Confessions of a Chronic Idiom User

I’m not sure when it started but I’m a chronic idiom user. Just today while discussing an injection I had for neck pain I said, “the jury’s still out” on whether it was a success or not. Yesterday, as I discussed with a friend on-going problems in our respective families I said both, “that ship has already sailed” and “you’re stuck between a rock and a hard place”. One of my daughters often replies to my idioms with the question “who says that”? I do wonder what percentage of people in my generation and younger generations use idioms as much as I do in regular conversation. But whatever the statistic may be I remain partial to idioms. I love unique, picturesque, clever turns of phrases more than idioms. But, an idiom became an idiom because it struck a nail on the head. See? I just used an idiom to defend  idioms!

So for the fun of it I challenged myself to use as many idioms as I could to describe the plans I am making for the holidays. Yes, this is my idea of fun.  Here it goes!

This is the first holiday season in years that I am not employed at a job. As a result I am chomping at the bit to fill the weeks from Thanksgiving through Christmas with as much holiday tradition and merriment as possible. Now since I am unemployed my plans cannot cost an arm and a leg. I realize that as I make my plans I need to avoid biting off more than I can chew. And I don’t want to set myself up for a fall by making my holiday expectations too high because I know a perfect holiday comes along once in a blue moon. I’m asking God to reveal to me blessings in disguise because I don’t want to put all my eggs in one basket and I want to be aware when he’s telling me to hold my horses. The holidays may be a far cry from what I envision now. I don’t want to be let down by counting my chickens before they hatch!

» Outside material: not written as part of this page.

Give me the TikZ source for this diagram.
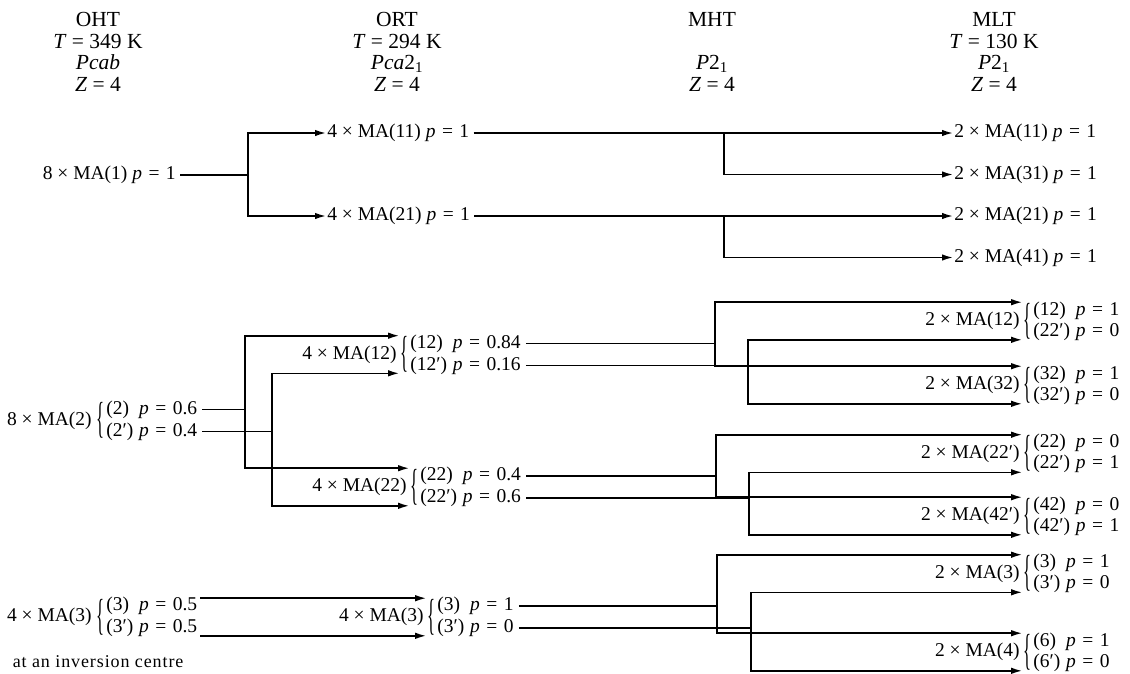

As I make plans I realize my husband and I have to see eye to eye. And since everyone tends to be busy this time of year I need to realize it takes two to tango so I probably will have to go back to the drawing board numerous times. I’m willing however, to burn the midnight oil making preparations…baking, decorating, cooking, visiting and sending notes of encouragement. I know it won’t be a piece of cake to reach my goals for the Christmas season. I’ll have to be wise about hitting the hay so I don’t start feeling a bit under the weather.

I also know I’m blessed to not be working. I’m over the moon about it.  Yet, I want to have the grace to take it when friends, who are under far more pressure than me, may say things that lean toward “bah  humbug”. I’ll need the Holy Spirit to remind me to take it all with a grain of salt. What I want most is to be willing to let go of my plans at a drop of the hat so I can be available to others. I’ll be barking up the wrong tree if I confuse my calendar as the reason for the season.

And although I believe there is a method to my madness and at times I may think I can kill two birds with one stone, I’m not going to try to go for the whole nine yards. Sometimes less is more. Otherwise, I’ll go off my rocker. I know the only way I can cut the mustard is to keep my eye on the ball.

What is the ball? Celebrating all I have in Jesus! So I’m not going to cut any corners by filling my days to the brim and leaving no time with Him! When New Year’s Day has come and I shout, “Elvis has left the building,” I don’t want to come down from the mountaintop and have missed the boat.

I didn’t just fall of the turnip truck. I know even if December isn’t all I hoped for, every cloud has a silver lining. So, to make a long story short: I know my plans don’t hold a candle to God’s plans for me.

This little exercise in writing with idioms screams out that too many idioms is definitely over-kill. Maybe I will have to back off my chronic use of idioms. They can be down-right obnoxious.  I don’t know. I’m kind of sitting on the fence.